Hacıosmanoğlu’nun, Galatasaray Başkanı Dursun Aydın Özbek’i hedef alarak ‘’Galatasaray Kulübü başkanısın, ben bugün TFF başkanıyım, ben elbette bu başkanlıktan ayrılacağım, siz de Galatasaray başkanlığından ayrılacaksınız. Bunun bedeli çok ağı olur’’ sözleri, TFF’nin tarafsızlık ve eşitlik ilkesini ayaklar altına almak değil de nedir? Tarafsızlığını ve objektivitesini yitiren bir TFF başkanının, kulüplere eşit mesafede olması beklenebilir mi; bundan böyle başta TFF kurulları olmak üzere sahada düdük çalacak hakemlerden adalet beklemek mümkün olabilir mi, olamaz.
Kaldı ki, aynı Hacıosmanoğlu bütün teknik direktörlerin hakem eleştirilerine sessiz kalırken Galatasaray Teknik Direktörü Okan Buruk’un eleştirdiği hakemi ‘en büyük ceza olur’ sözleri üzerine bir sonraki maça verilmesini sağlamasının başka da bir örneği yoktur.
Hiçbir TFF başkanının hiçbir kulüp başkanını tehdit etmesi kabul edilebilir olarak görülmemeli, buna sessiz kalınmamalı, ülke sınırlarında belli nedenlerle sessiz kalınsa bile FİFA buna sessiz kalmamalıdır.
Takım sempatileri bir tarafa bırakılarak bu tehdide topyekûn karşı çıkılmalıdır. Bu İbrahim Hacıosmanoğlu ile Dursun Özbek’in kişisel mücadelesi değildir. Türkiye Futbol Federasyon Başkanlığı titriyle ne Dursun Özbek’e ne de bir başkasına bu tehdit dilini kullanamaz.

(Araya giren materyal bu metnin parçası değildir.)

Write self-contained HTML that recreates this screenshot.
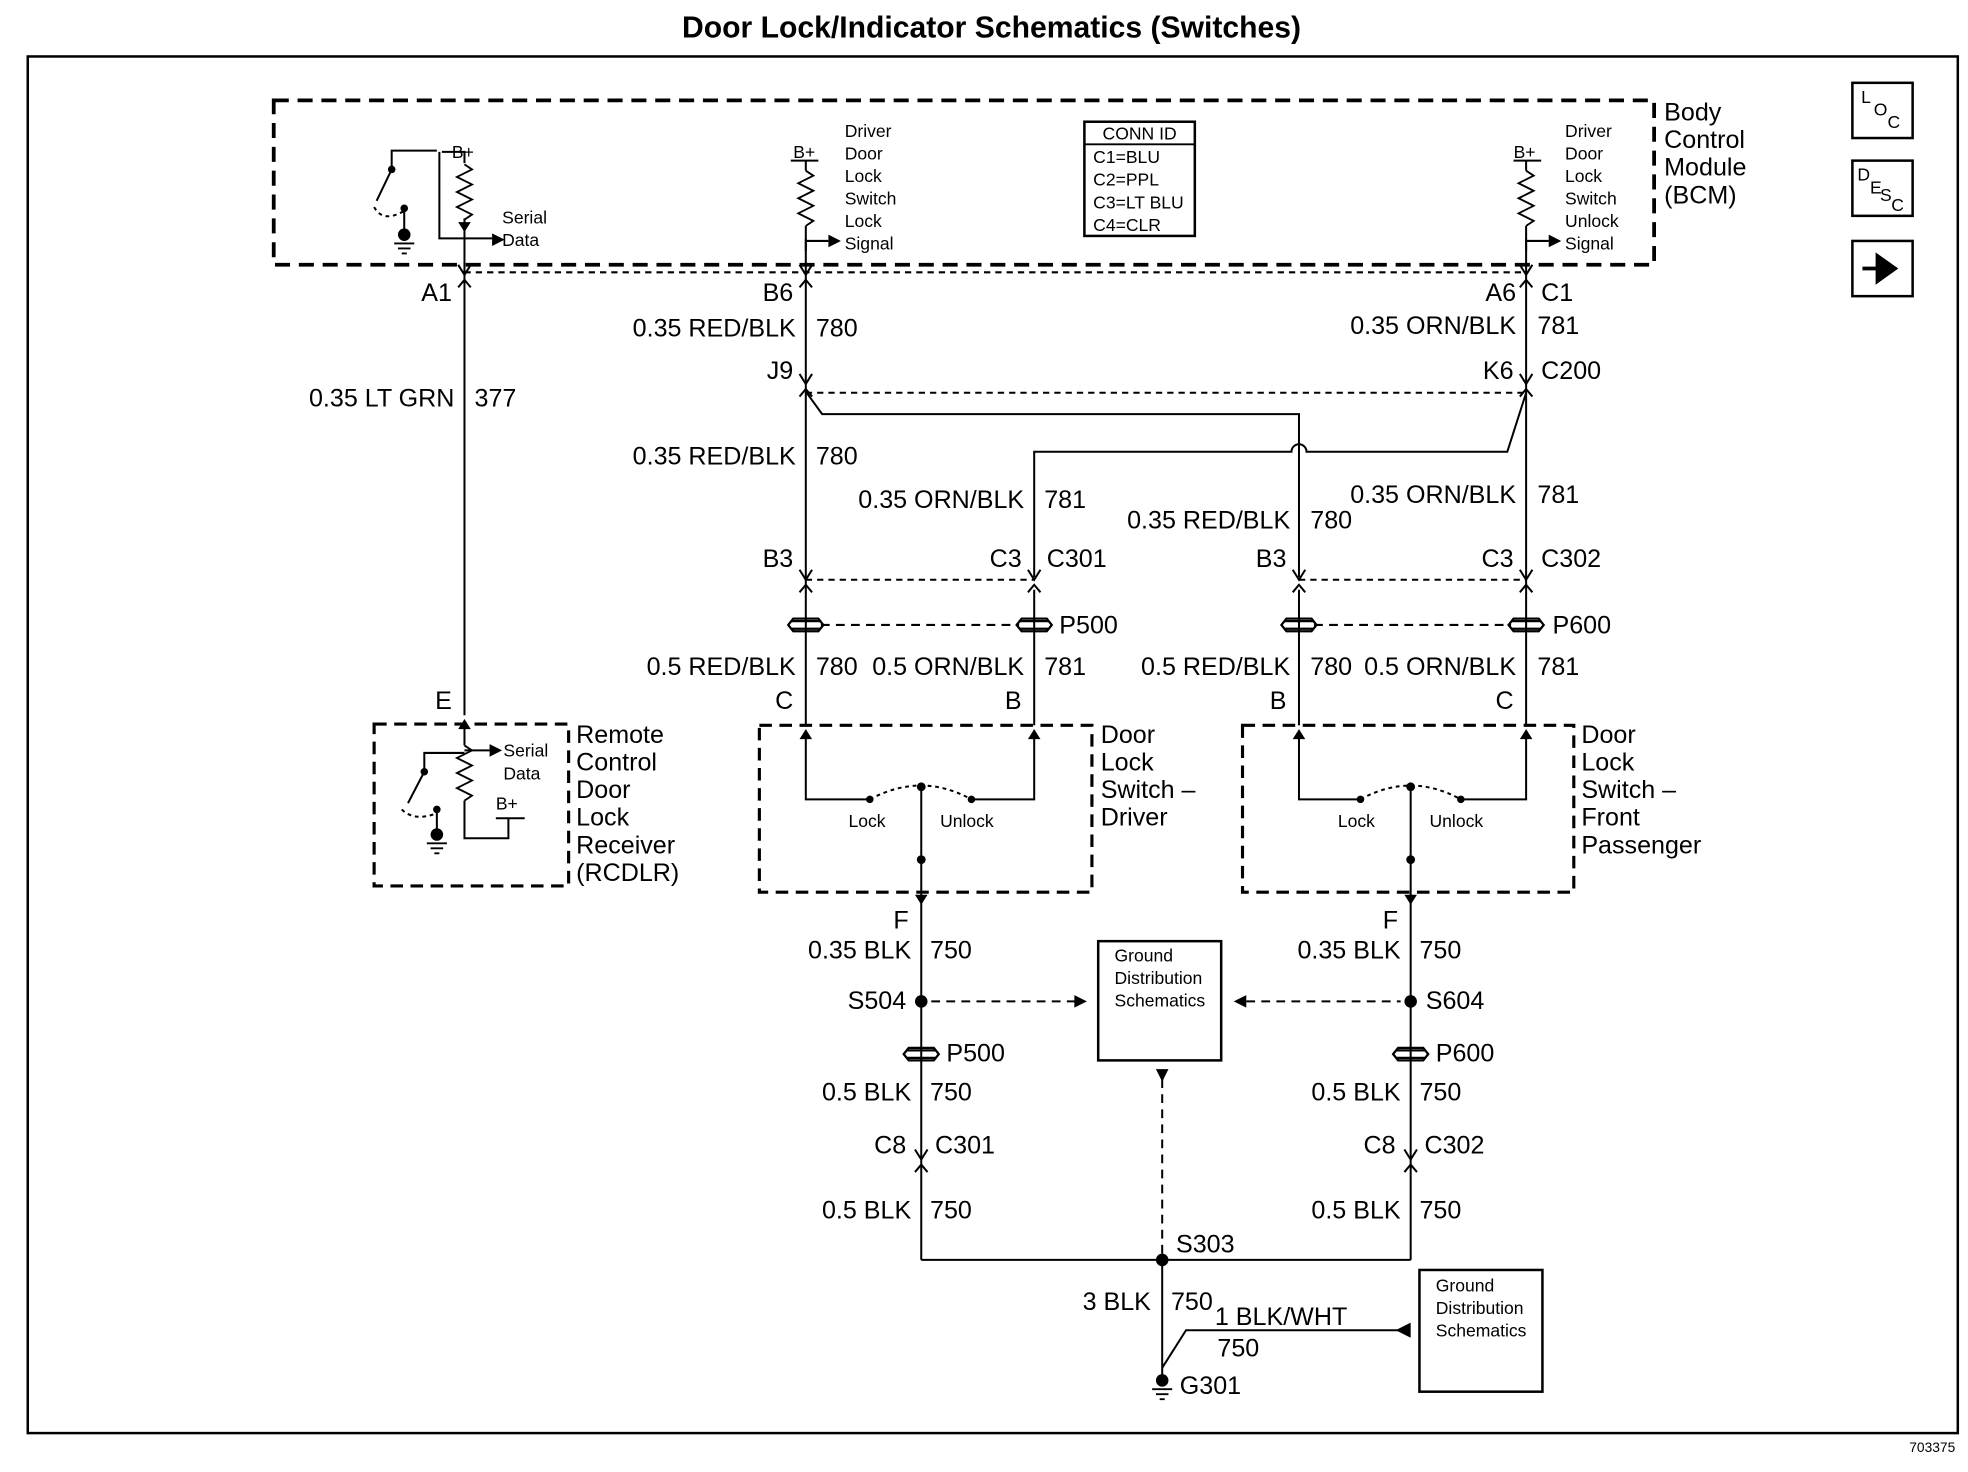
<!DOCTYPE html>
<html><head><meta charset="utf-8"><style>
html,body{margin:0;padding:0;background:#fff}
svg{display:block}
text{font-family:"Liberation Sans",Arial,sans-serif;fill:#000}
.l{font-size:20px}
.s{font-size:14px}
.r{text-anchor:end}
</style></head><body>
<svg width="1968" height="1472" viewBox="0 0 1568 1173" xmlns="http://www.w3.org/2000/svg">
<defs>
<g id="fv"><path d="M-5,-8 L0,0 L5,-8" fill="none" stroke="#000" stroke-width="1.6"/><path d="M-5,10 L0,4 L5,10" fill="none" stroke="#000" stroke-width="1.6"/></g>
<g id="pc"><path d="M-12,-3 H12 M-12,3 H12 M-14,0 L-10,-5 H10 L14,0 L10,5 H-10 Z" fill="none" stroke="#000" stroke-width="1.8"/></g>
<g id="rs"><path d="M0,0 L6,4 L-6,10 L6,16 L-6,22 L6,28 L-6,34 L6,40 L0,44" fill="none" stroke="#000" stroke-width="1.5"/></g>
</defs>
<g stroke="#000" fill="none">
<rect x="22" y="45" width="1538" height="1097" stroke-width="2"/>
<rect x="218" y="80" width="1100" height="131" stroke-width="3" stroke-dasharray="12,7"/>
<rect x="864" y="97" width="88" height="91" stroke-width="2"/>
<line x1="864" y1="115" x2="952" y2="115" stroke-width="1.5"/>
<rect x="1476" y="66" width="48" height="44" stroke-width="2"/>
<rect x="1476" y="128" width="48" height="44" stroke-width="2"/>
<rect x="1476" y="192" width="48" height="44" stroke-width="2"/>
<rect x="298" y="577" width="155" height="129" stroke-width="2.5" stroke-dasharray="10,6"/>
<rect x="605" y="578" width="265" height="133" stroke-width="2.5" stroke-dasharray="10,6"/>
<rect x="990" y="578" width="264" height="133" stroke-width="2.5" stroke-dasharray="10,6"/>
<rect x="875" y="750" width="98" height="95" stroke-width="2"/>
<rect x="1131" y="1012" width="98" height="97" stroke-width="2"/>
<g stroke-width="1.6">
<line x1="370" y1="217" x2="1216" y2="217" stroke-dasharray="5,4"/>
<line x1="642" y1="313" x2="1216" y2="313" stroke-dasharray="5,4"/>
<line x1="642" y1="462" x2="824" y2="462" stroke-dasharray="5,4"/>
<line x1="1035" y1="462" x2="1216" y2="462" stroke-dasharray="5,4"/>
<line x1="654" y1="498" x2="812" y2="498" stroke-dasharray="7,5"/>
<line x1="1047" y1="498" x2="1204" y2="498" stroke-dasharray="7,5"/>
<line x1="742" y1="798" x2="862" y2="798" stroke-dasharray="7,5"/>
<line x1="993" y1="798" x2="1116" y2="798" stroke-dasharray="7,5"/>
<line x1="926" y1="860" x2="926" y2="1004" stroke-dasharray="7,5"/>
<line x1="370" y1="190" x2="370" y2="570"/>
<line x1="642" y1="190" x2="642" y2="578"/>
<line x1="824" y1="470" x2="824" y2="578"/>
<line x1="1216" y1="190" x2="1216" y2="578"/>
<line x1="1035" y1="470" x2="1035" y2="578"/>
<path d="M642,312 L655,330 H1035 V460"/>
<path d="M1216,313 L1201,360 H1041 A6,6 0 0 0 1029,360 H824 V460"/>
<path d="M642,582 V637 H693 M824,582 V637 H774 M1035,582 V637 H1084 M1216,582 V637 H1164"/>
<path d="M693,637 Q734,615 774,637 M1084,637 Q1124,615 1164,637" stroke-dasharray="3,3"/>
<line x1="734" y1="627" x2="734" y2="1004"/>
<line x1="1124" y1="627" x2="1124" y2="1004"/>
<path d="M734,1004 H1124"/>
<path d="M926,1004 V1098 M926,1090 L945,1060 H1118"/>
<path d="M352,121 H370 V130 M370,174 V190 M350,121 V190 H392"/>
<path d="M312,135 V120 H348 M312,135 L300,160 M322,165 V185"/>
<path d="M298,165 Q305,178 322,168" stroke-dasharray="3,3"/>
<path d="M630,128 H652 M642,128 V136 M642,180 V200 M642,192 H660"/>
<path d="M1206,128 H1228 M1216,128 V136 M1216,180 V200 M1216,192 H1234"/>
<path d="M370,580 V594 M370,638 V668 H405 V652 M395,652 H418 M370,600 H338 V615 L325,640 M348,645 V662 M370,598 H390"/>
<path d="M320,645 Q330,655 348,648" stroke-dasharray="3,3"/>
</g>
<use href="#rs" x="370" y="131"/><use href="#rs" x="642" y="136"/><use href="#rs" x="1216" y="136"/><use href="#rs" x="370" y="594"/>
<use href="#fv" x="370" y="219"/><use href="#fv" x="642" y="219"/><use href="#fv" x="1216" y="219"/>
<use href="#fv" x="642" y="306"/><use href="#fv" x="1216" y="306"/>
<use href="#fv" x="642" y="462"/><use href="#fv" x="824" y="462"/><use href="#fv" x="1035" y="462"/><use href="#fv" x="1216" y="462"/>
<use href="#fv" x="734" y="924"/><use href="#fv" x="1124" y="924"/>
<use href="#pc" x="642" y="498"/><use href="#pc" x="824" y="498"/><use href="#pc" x="1035" y="498"/><use href="#pc" x="1216" y="498"/>
<use href="#pc" x="734" y="840"/><use href="#pc" x="1124" y="840"/>
<path d="M1484,214 H1502 M1496,204 L1510,214 L1496,224 Z" stroke-width="3" fill="#000"/>
</g>
<g fill="#000">
<path d="M370,573 l-5,8 h10z M642,581 l-5,8 h10z M824,581 l-5,8 h10z M1035,581 l-5,8 h10z M1216,581 l-5,8 h10z M734,721 l-5,-8 h10z M1124,721 l-5,-8 h10z"/>
<path d="M392,186 l10,5 l-10,5z M660,187 l10,5 l-10,5z M1234,187 l10,5 l-10,5z M390,593 l10,5 l-10,5z M370,185 l-5,-8 h10z"/>
<path d="M866,798 l-10,-5 v10z M983,798 l10,-5 v10z M926,862 l-5,-10 h10z M1112,1060 l12,-6 v12z"/>
<circle cx="734" cy="627" r="3.5"/><circle cx="734" cy="685" r="3.5"/><circle cx="1124" cy="627" r="3.5"/><circle cx="1124" cy="685" r="3.5"/>
<circle cx="693" cy="637" r="3"/><circle cx="774" cy="637" r="3"/><circle cx="1084" cy="637" r="3"/><circle cx="1164" cy="637" r="3"/>
<circle cx="734" cy="798" r="5"/><circle cx="1124" cy="798" r="5"/><circle cx="926" cy="1004" r="5"/>
<circle cx="312" cy="135" r="3"/><circle cx="322" cy="166" r="3"/><circle cx="338" cy="615" r="3"/><circle cx="348" cy="645" r="3"/>
<circle cx="322" cy="187" r="5"/><circle cx="348" cy="665" r="5"/><circle cx="926" cy="1100" r="5"/>
</g>
<g stroke="#000" stroke-width="1.5"><path d="M314,194 h16 M317,198 h10 M320,202 h4 M340,672 h16 M343,676 h10 M346,680 h4 M918,1107 h16 M921,1111 h10 M924,1115 h4"/></g>

<text x="790" y="30" text-anchor="middle" style="font-size:24px;font-weight:bold">Door Lock/Indicator Schematics (Switches)</text>
<text x="1558" y="1157" text-anchor="end" style="font-size:11px">703375</text>
<g class="l">
<text x="1326" y="96">Body</text><text x="1326" y="118">Control</text><text x="1326" y="140">Module</text><text x="1326" y="162">(BCM)</text>
<text x="459" y="592">Remote</text><text x="459" y="614">Control</text><text x="459" y="636">Door</text><text x="459" y="658">Lock</text><text x="459" y="680">Receiver</text><text x="459" y="702">(RCDLR)</text>
<text x="877" y="592">Door</text><text x="877" y="614">Lock</text><text x="877" y="636">Switch –</text><text x="877" y="658">Driver</text>
<text x="1260" y="592">Door</text><text x="1260" y="614">Lock</text><text x="1260" y="636">Switch –</text><text x="1260" y="658">Front</text><text x="1260" y="680">Passenger</text>
<text x="360" y="240" class="r">A1</text>
<text x="362" y="324" class="r">0.35 LT GRN</text><text x="378" y="324">377</text>
<text x="360" y="565" class="r">E</text>
<text x="632" y="240" class="r">B6</text>
<text x="634" y="268" class="r">0.35 RED/BLK</text><text x="650" y="268">780</text>
<text x="632" y="302" class="r">J9</text>
<text x="634" y="370" class="r">0.35 RED/BLK</text><text x="650" y="370">780</text>
<text x="816" y="405" class="r">0.35 ORN/BLK</text><text x="832" y="405">781</text>
<text x="632" y="452" class="r">B3</text><text x="814" y="452" class="r">C3</text><text x="834" y="452">C301</text>
<text x="844" y="505">P500</text>
<text x="634" y="538" class="r">0.5 RED/BLK</text><text x="650" y="538">780</text>
<text x="816" y="538" class="r">0.5 ORN/BLK</text><text x="832" y="538">781</text>
<text x="632" y="565" class="r">C</text><text x="814" y="565" class="r">B</text>
<text x="1208" y="240" class="r">A6</text><text x="1228" y="240">C1</text>
<text x="1208" y="266" class="r">0.35 ORN/BLK</text><text x="1225" y="266">781</text>
<text x="1206" y="302" class="r">K6</text><text x="1228" y="302">C200</text>
<text x="1208" y="401" class="r">0.35 ORN/BLK</text><text x="1225" y="401">781</text>
<text x="1028" y="421" class="r">0.35 RED/BLK</text><text x="1044" y="421">780</text>
<text x="1025" y="452" class="r">B3</text><text x="1206" y="452" class="r">C3</text><text x="1228" y="452">C302</text>
<text x="1237" y="505">P600</text>
<text x="1028" y="538" class="r">0.5 RED/BLK</text><text x="1044" y="538">780</text>
<text x="1208" y="538" class="r">0.5 ORN/BLK</text><text x="1225" y="538">781</text>
<text x="1025" y="565" class="r">B</text><text x="1206" y="565" class="r">C</text>
<text x="724" y="740" class="r">F</text><text x="1114" y="740" class="r">F</text>
<text x="726" y="764" class="r">0.35 BLK</text><text x="741" y="764">750</text>
<text x="1116" y="764" class="r">0.35 BLK</text><text x="1131" y="764">750</text>
<text x="722" y="804" class="r">S504</text><text x="1136" y="804">S604</text>
<text x="754" y="846">P500</text><text x="1144" y="846">P600</text>
<text x="726" y="877" class="r">0.5 BLK</text><text x="741" y="877">750</text>
<text x="1116" y="877" class="r">0.5 BLK</text><text x="1131" y="877">750</text>
<text x="722" y="919" class="r">C8</text><text x="745" y="919">C301</text>
<text x="1112" y="919" class="r">C8</text><text x="1135" y="919">C302</text>
<text x="726" y="971" class="r">0.5 BLK</text><text x="741" y="971">750</text>
<text x="1116" y="971" class="r">0.5 BLK</text><text x="1131" y="971">750</text>
<text x="937" y="998">S303</text>
<text x="917" y="1044" class="r">3 BLK</text><text x="933" y="1044">750</text>
<text x="968" y="1056">1 BLK/WHT</text><text x="970" y="1081">750</text>
<text x="940" y="1111">G301</text>
</g>
<g class="s">
<text x="400" y="178">Serial</text><text x="400" y="196">Data</text>
<text x="401" y="603">Serial</text><text x="401" y="621">Data</text><text x="395" y="645">B+</text>
<text x="360" y="126">B+</text><text x="632" y="126">B+</text><text x="1206" y="126">B+</text>
<text x="673" y="109">Driver</text><text x="673" y="127">Door</text><text x="673" y="145">Lock</text><text x="673" y="163">Switch</text><text x="673" y="181">Lock</text><text x="673" y="199">Signal</text>
<text x="1247" y="109">Driver</text><text x="1247" y="127">Door</text><text x="1247" y="145">Lock</text><text x="1247" y="163">Switch</text><text x="1247" y="181">Unlock</text><text x="1247" y="199">Signal</text>
<text x="908" y="111" text-anchor="middle">CONN ID</text>
<text x="871" y="130">C1=BLU</text><text x="871" y="148">C2=PPL</text><text x="871" y="166">C3=LT BLU</text><text x="871" y="184">C4=CLR</text>
<text x="676" y="659">Lock</text><text x="749" y="659">Unlock</text>
<text x="1066" y="659">Lock</text><text x="1139" y="659">Unlock</text>
<text x="888" y="766">Ground</text><text x="888" y="784">Distribution</text><text x="888" y="802">Schematics</text>
<text x="1144" y="1029">Ground</text><text x="1144" y="1047">Distribution</text><text x="1144" y="1065">Schematics</text>
<text x="1483" y="82">L</text><text x="1493" y="92">O</text><text x="1504" y="102">C</text>
<text x="1480" y="144">D</text><text x="1490" y="154">E</text><text x="1498" y="160">S</text><text x="1507" y="168">C</text>
</g>
</svg>
</body></html>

Bir federasyon başkanı katıldığı TRT yayını ve diğerlerinde tek bir kulübü hedef alıyor, bir kulüp üzerinden cevap veriyorsa, ilk günden beri sadece bir kulübü ağzına sakız ediyorsa orada çok büyük bir sorun vardır. Bu tehdit dilini sorun etmeyip, bunu alkışlayanlar, yarın benzer durumlarla sizlerde karşılaşabilirsiniz.
Bir kulüp başkanının peşine takılarak ‘hakemlerde insan, hakemlerde hata yapar’ bildirisine imza tanlar hakem mağduriyetleri sonrası düştükleri durumları unutmasınlar…
Devletin televizyonu TRT’de 2 saatlik yayında Galatasaray Kulübü Başkanı Dursun Aydın Özbek’e yönelik yapılan açık tehdide karşı suç duyurusuna gerek kalmadan Cumhuriyet Başsavcıları gereğini yapmalıydılar ki tehdide maruz kalan Dursun Özbek suç duyurusunu yapmıştır şimdi görev yüce yargıdadır!
Süreci sükunetle, sağduyuyla yönetmesi, tarafsızlığıyla olayların önüne geçmesi gereken TFF başkanı yangını söndürmek yerine odun taşıyorsa burada büyük bir sorun vardır. Taraftar kitlelerini karşı karşıya getirmek yerine yatıştırmak gerekir; bu görevde TFF’nin sorumluluğundadır!